Dealing with the pain of a foot blister, the inconvenience of blister treatment and the downtime in waiting for it to resolve is bad enough. But an infection is a whole different story. It makes your blister more sore, requires more of your attention and things can go nasty quickly. So you need medical help close at hand. And let’s face it, while they’re tucked away in your shoes, feet spend a lot of time in a dirty, dark, warm, moist environment that lends itself to bacterial infection. And when not in shoes, out feet are what connects us to the ground – a source of limitless germs. So foot blisters are particularly prone to infection.
What about blood blisters?
Should you pop a blood blister on your foot?
You would err on the side of more caution. The presence of blood indicates more chance of infection. Monitor its progression more closely so you can pick up signs of infection right away. And take steps to address the cause of the bleeding in the blister. You must read this article about treating blood blisters on the feet.
Should you pop a burn blister?
Burn blisters are deeper than the normal friction blisters you get on your feet. In fact the thermal burns that cause blisters are second degree burns. Extreme caution or medical consultation is advised.
Signs your blister is infected
- Increasing pain, swelling or redness
An infected blister requires at least a topical antiseptic (like Betadine), antibiotic cream or possibly oral antibiotics. Read more about treating infected blisters here.
What constitutes a medical emergency?
If you see red streaks extending around your blister and upwards, you need to seek urgent medical attention. This is a condition called lymphangitis (commonly but incorrectly referred to as blood-borne infection or blood poisoning). This is a serious medical condition! Left unchecked, an infection can even lead to severe systemic reactions and death.
How to pop a blister on your foot
If you are going to lance your blister, you need to do it in a clean environment using clean techniques and sterile equipment.
- Firstly, clean your hands and foot (soap and water or antibacterial hand gel).
- Secondly, lance with a sterile implement (sterile scalpel blade or hypodermic needle) – read How Not To Drain A Blister. If necessary, lance it in 2 places where gravity and foot function will help fluid escape (this is a tip from Fixing Your Feet author, John Vonhof).
- Thirdly, apply an antiseptic (eg: Betadine) and dress with a sterile island dressing – read How To Treat Your Foot Blister.
- Fourthly, remove or deflect pressure. And reduce friction levels – read about how to cut friction levels for foot blisters.
- And finally, you need to keep it clean and monitor over the coming days for signs of infection.
Practical blister popping (lancing) demonstrations
Got a blister that needs lancing but don’t have the right gear?
We’ve got you covered with our brand new sterile blister lance pack. It contains the gear you’ll need for 4 blister lancing and treatment episodes, so you can pop your blisters safely and avoid infection. It also includes detailed instructions on how to prepare your blister, perform the procedure and monitor it as it heals. Choose expedited shipping and you could have this pack in your hands tomorrow.

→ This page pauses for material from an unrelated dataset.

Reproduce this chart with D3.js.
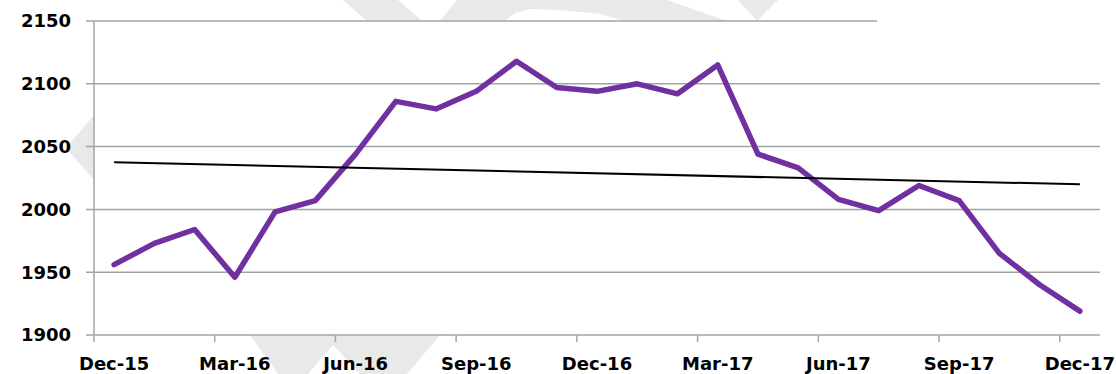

Does it hurt to pop a blister?
As the videos above show, it shouldn’t hurt to pop a blister. If your lancing implement is sharp, there is no need to press, push or squeeze your blister.

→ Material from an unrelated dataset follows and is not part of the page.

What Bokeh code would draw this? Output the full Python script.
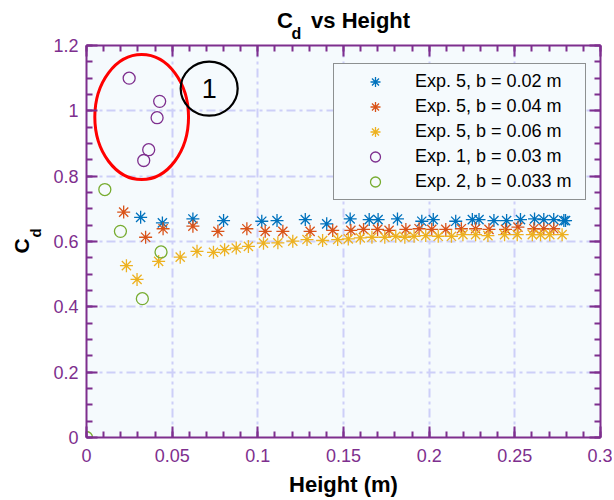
import numpy as np
from bokeh.plotting import figure
from bokeh.models import (Range1d, LinearAxis, FixedTicker, Label, Legend,
                          LegendItem, CustomJSTickFormatter)
from bokeh.core.properties import value
from bokeh.embed import file_html
from bokeh.resources import INLINE

# ---------------- data ----------------
exp5_b002_h = [0.0316, 0.0443, 0.0621, 0.0800, 0.1023, 0.1112, 0.1277, 0.1402, 0.1539,
               0.1650, 0.1702, 0.1815, 0.1957, 0.2024, 0.2155, 0.2252, 0.2291, 0.2378,
               0.2452, 0.2533, 0.2615, 0.2669, 0.2727, 0.2786, 0.2796]
exp5_b002_cd = [0.674, 0.657, 0.669, 0.664, 0.662, 0.664, 0.667, 0.654, 0.669,
                0.667, 0.667, 0.669, 0.662, 0.667, 0.662, 0.667, 0.667, 0.664,
                0.664, 0.667, 0.669, 0.667, 0.667, 0.664, 0.664]

exp5_b004_h = [0.0217, 0.0345, 0.0447, 0.0621, 0.0767, 0.0936, 0.1043, 0.1146, 0.1305,
               0.1437, 0.1543, 0.1617, 0.1699, 0.1766, 0.1864, 0.1941, 0.2015, 0.2097,
               0.2188, 0.2271, 0.2349, 0.2446, 0.2518, 0.2611, 0.2669, 0.2727]
exp5_b004_cd = [0.690, 0.613, 0.639, 0.647, 0.631, 0.639, 0.631, 0.631, 0.631,
                0.634, 0.634, 0.637, 0.637, 0.634, 0.637, 0.639, 0.637, 0.637,
                0.639, 0.639, 0.637, 0.637, 0.644, 0.639, 0.639, 0.639]

exp5_b006_h = [0.0233, 0.0295, 0.0421, 0.0547, 0.0645, 0.0741, 0.0806, 0.0874, 0.0945,
               0.1033, 0.1117, 0.1204, 0.1287, 0.1378, 0.1466, 0.1528, 0.1598, 0.1666,
               0.1741, 0.1805, 0.1858, 0.1912, 0.1980, 0.2053, 0.2130, 0.2197, 0.2271,
               0.2343, 0.2440, 0.2514, 0.2602, 0.2650, 0.2704, 0.2776]
exp5_b006_cd = [0.526, 0.484, 0.539, 0.552, 0.570, 0.567, 0.575, 0.580, 0.585,
                0.595, 0.596, 0.601, 0.606, 0.603, 0.606, 0.608, 0.611, 0.613,
                0.613, 0.616, 0.613, 0.616, 0.618, 0.616, 0.616, 0.621, 0.621,
                0.618, 0.621, 0.621, 0.621, 0.621, 0.621, 0.621]

exp1_h = [0.0249, 0.0427, 0.0412, 0.0363, 0.0334]
exp1_cd = [1.100, 1.029, 0.979, 0.881, 0.848]

exp2_h = [0.0, 0.0107, 0.0198, 0.0326, 0.0435]
exp2_cd = [0.0, 0.759, 0.631, 0.425, 0.568]

series_labels = ["Exp. 5, b = 0.02 m", "Exp. 5, b = 0.04 m", "Exp. 5, b = 0.06 m",
                 "Exp. 1, b = 0.03 m", "Exp. 2, b = 0.033 m"]

x_ticks = [0, 0.05, 0.1, 0.15, 0.2, 0.25, 0.3]
x_tick_labels = ["0", "0.05", "0.1", "0.15", "0.2", "0.25", "0.3"]
y_ticks = [0, 0.2, 0.4, 0.6, 0.8, 1.0, 1.2]
y_tick_labels = ["0", "0.2", "0.4", "0.6", "0.8", "1", "1.2"]

title_main = "C\u00a0\u00a0\u00a0vs Height"     # subscript "d" drawn separately
title_sub = "d"
x_label = "Height (m)"
y_label_main = "C"
y_label_sub = "d"

# annotation: red ellipse around Exp. 1, circled "1"
ellipse_center = [0.0322, 0.981]
ellipse_size = [0.0547, 0.383]
marker_center = [0.0716, 1.068]
marker_text = "1"

# ---------------- styling ----------------
FONT = "Liberation Sans"
AX = "#7E2F8E"
BLUE, ORANGE, YELLOW, PURPLE, GREEN = "#0072BD", "#D95319", "#EDB120", "#7E2F8E", "#77AC30"
BG = "#F5FAFD"
GRID = "#CDCFF8"

p = figure(width=612, height=500, output_backend="svg", toolbar_location=None,
           x_range=Range1d(0, 0.3), y_range=Range1d(0, 1.2),
           min_border_left=85, min_border_right=12, min_border_top=45,
           min_border_bottom=63, x_axis_location=None, y_axis_location=None)
p.background_fill_color = BG
p.border_fill_color = "white"
p.outline_line_color = None

x_minor = list(np.round(np.arange(0, 0.3001, 0.01), 4))
y_minor = list(np.round(np.arange(0, 1.2001, 0.05), 4))
xt = FixedTicker(ticks=x_ticks, minor_ticks=x_minor)
yt = FixedTicker(ticks=y_ticks, minor_ticks=y_minor)

def style_axis(ax, labels=True):
    ax.axis_line_color = AX
    ax.axis_line_width = 2
    ax.major_tick_line_color = AX
    ax.major_tick_line_width = 2
    ax.minor_tick_line_color = AX
    ax.minor_tick_line_width = 2
    ax.major_tick_in = 11
    ax.major_tick_out = 0
    ax.minor_tick_in = 6
    ax.minor_tick_out = 0
    ax.major_label_text_color = AX
    ax.major_label_text_font = FONT
    ax.major_label_text_font_size = "18px"
    ax.axis_label_text_font = FONT
    ax.axis_label_text_font_style = "bold"
    ax.axis_label_text_color = "black"
    ax.axis_label_text_font_size = "22px"
    if not labels:
        ax.formatter = CustomJSTickFormatter(code="return ''")
        ax.major_label_text_font_size = "1px"
        ax.major_label_standoff = 0

xb = LinearAxis(ticker=xt, major_label_overrides=dict(zip(x_ticks, x_tick_labels)),
                axis_label=x_label)
style_axis(xb)
xb.major_label_standoff = 11
xb.axis_label_standoff = 7
p.add_layout(xb, "below")

xa = LinearAxis(ticker=xt, axis_label=title_main)
style_axis(xa, labels=False)
xa.axis_label_standoff = 13
p.add_layout(xa, "above")

yl = LinearAxis(ticker=yt, major_label_overrides=dict(zip(y_ticks, y_tick_labels)))
style_axis(yl)
yl.major_label_standoff = 8
p.add_layout(yl, "left")

yr = LinearAxis(ticker=yt)
style_axis(yr, labels=False)
p.add_layout(yr, "right")

p.xgrid.ticker = xt
p.ygrid.ticker = yt
for g in (p.xgrid, p.ygrid):
    g.grid_line_color = GRID
    g.grid_line_width = 2
    g.grid_line_dash = "9 4 3 4"

r1 = p.scatter(exp5_b002_h, exp5_b002_cd, marker="asterisk", size=13,
               line_color=BLUE, line_width=1.3)
r2 = p.scatter(exp5_b004_h, exp5_b004_cd, marker="asterisk", size=13,
               line_color=ORANGE, line_width=1.3)
r3 = p.scatter(exp5_b006_h, exp5_b006_cd, marker="asterisk", size=13,
               line_color=YELLOW, line_width=1.3)
r4 = p.scatter(exp1_h, exp1_cd, marker="circle", size=12, fill_color=None,
               line_color=PURPLE, line_width=1.3)
r5 = p.scatter(exp2_h, exp2_cd, marker="circle", size=12, fill_color=None,
               line_color=GREEN, line_width=1.3)

p.ellipse(x=[ellipse_center[0]], y=[ellipse_center[1]], width=[ellipse_size[0]],
          height=[ellipse_size[1]], fill_color=None, line_color="#FF0000", line_width=3)
p.ellipse(x=[marker_center[0]], y=[marker_center[1]], width=57, height=54,
          width_units="screen", height_units="screen", fill_color=None,
          line_color="black", line_width=2.2)
p.text(x=[marker_center[0]], y=[marker_center[1]], text=[marker_text],
       text_align="center", text_baseline="middle", text_font=value(FONT),
       text_font_size="27px", text_color="black")

legend = Legend(items=[LegendItem(label=l, renderers=[r])
                       for l, r in zip(series_labels, [r1, r2, r3, r4, r5])],
                location=(247, 237))
legend.padding = 5
legend.spacing = 0
legend.margin = 0
legend.glyph_width = 72
legend.glyph_height = 25
legend.label_height = 25
legend.label_width = 165
legend.label_standoff = 4
legend.label_text_font = FONT
legend.label_text_font_size = "18px"
legend.label_text_color = "black"
legend.border_line_color = "#262626"
legend.border_line_width = 1.5
legend.background_fill_color = BG
legend.background_fill_alpha = 1
p.add_layout(legend)

# ---------------- y label and subscripts (side-panel labels) ----------------
def lab(x, y, t, size, angle=0):
    return Label(x=x, y=y, x_units="screen", y_units="screen", text=t,
                 text_font=FONT, text_font_size=size, text_font_style="bold",
                 text_color="black", text_align="left", text_baseline="alphabetic",
                 angle=angle)

p.add_layout(lab(-6, 184, y_label_main, "21px", angle=np.pi / 2), "left")
p.add_layout(lab(25, 200, y_label_sub, "15px", angle=np.pi / 2), "left")
p.add_layout(lab(291, 404, title_sub, "16px"), "left")

open("out.html", "w").write(file_html(p, INLINE))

When it comes to popping blisters, judge the blister on its anatomical location, your activity, your health and the equipment you have available to you.
There are definite advantages to taking the situation into your own hands and popping a blister. Put it this way, it beats ignoring it, putting your shoes back on and hoping for the best.
However, popping blisters comes with risks. Therefore, if in doubt, leave it intact. Apply antiseptic and a sterile dressing. Reduce pressure and friction levels. And monitor regularly to ensure it hasn’t torn or become infected. Seek medical attention for specific advice on your situation.